Home>Budget>Toma Issues HCR2060 to Prevent Payouts to Illegals

Speaker of the House Ben Toma speaking on the floor of the Arizona House of Representatives at the Arizona State Capitol building in Phoenix, July 31, 2023. (Photo: Gage Skidmore)

Toma Issues HCR2060 to Prevent Payouts to Illegals

Cites $2.3B cost to the state as impetus for the rule tightening

By Steve Kirwan, February 23, 2024 3:30 pm

Arizona’s House Speaker Ben Toma (R-27) issued a Concurrent Resolution on February 14, 2024, dubbed the Protecting Arizona Against Illegal Immigration Act, that tightens up state rules regarding the employment of and public benefits for illegal border crossers. On an unsurprising party-line vote, the House Appropriations Committee passed the Resolution, which expands provisions of the state’s E-Verify program and mandates more stringent welfare program record-keeping.

The resolution mandates include:

  1.  Requiring a municipality or county that receives state monies for public welfare programs to use E-Verify to ensure that adult recipients are lawfully present in the United States;
  2.  Directing municipalities and counties to keep citizen verification records for a minimum of three years;
  3.  Regulating public welfare programs that use state monies due to the economic and fiscal impact of illegal immigration on Arizona;
  4.  Defining obstruction of the legal duty to use E-Verify as a class 6 felony.
  5.  Modifying the definition of employer to include a person or organization using contract labor;
  6.  Mandating that independent contractors or subcontractors are subject to the same E-Verify requirements as an employer;
  7.  Requiring an agency to use E-Verify before issuing a document or license and maintaining such record for at least three years.
  8.  Defining agency and license;
  9.  Entitling this Act the Protecting Arizona Against Illegal Immigration Act;
  10. Directing the Secretary of State to submit this proposition to the voters at the next general election.
  11. Making other technical changes to related rulings.

These new rules will enhance existing statutes requiring employers to use the federal E-Verify system to determine applicant and employee immigration status. Violation of the statute carries penalties of up to $10,000 in fines and potential imprisonment. As expected, Democrats objected to the enhanced rules, claiming employers already have difficulties finding workers. Toma disagrees. Toma believes that one way to reduce illegal immigration is to make hiring illegals more difficult and costly.

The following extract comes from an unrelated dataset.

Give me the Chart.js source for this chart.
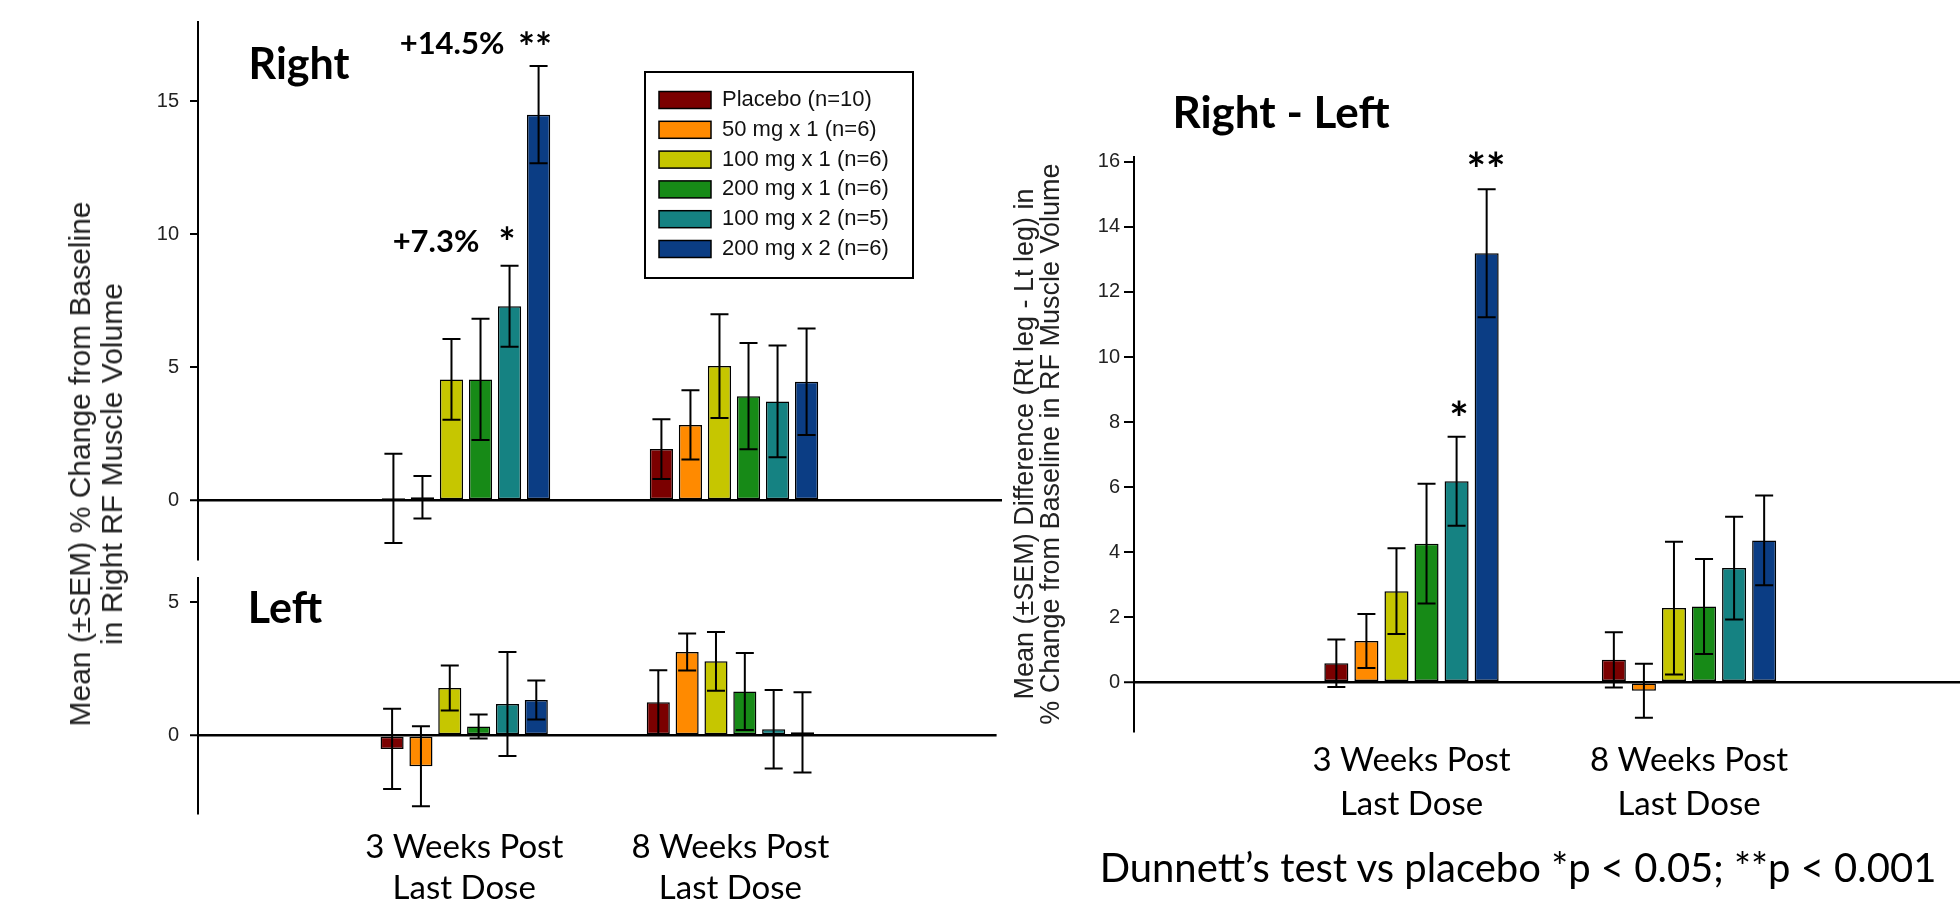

“What about basic fairness for hardworking Arizonans that actually comply with the law?” he asked. “How can they afford to compete under those circumstances.” He added, “Our border is being overrun by illegal aliens.”

Lena Avalos, speaking for Living United for Change in Arizona, a liberal, pro-illegal immigration political advocacy group, argued against the HRC. She claims that all people, regardless of immigration status, pay their “fair share,” including $213M in sales taxes. Toma disagrees, citing $2.3B in annual costs to the state, a figure provided by the Federation for American Immigration Reform.

Democrats have long argued that tougher E-Verify rules criminalize people who come here in good faith, seeking a better life. But Toma disagrees with the “good faith” argument.

“If they worked in good faith but they know they’re illegal, and especially if they’ve used forged documents and a forged identity in order to be able to get hired in the first place, I’m not sure you could say that is in good faith,” he said.

Rep. Matt Gress (R-4) sees it in simpler terms. “Arizona is not a sanctuary state,” he said. “And this legislation ensures that it never will be.”

Toma structured HRC2060 as a ballot measure set for inclusion in the November 2024 election. As such, it bypasses the need for approval by Governor Katie Hobbs, who has previously indicated that she would veto any such bill crossing her desk.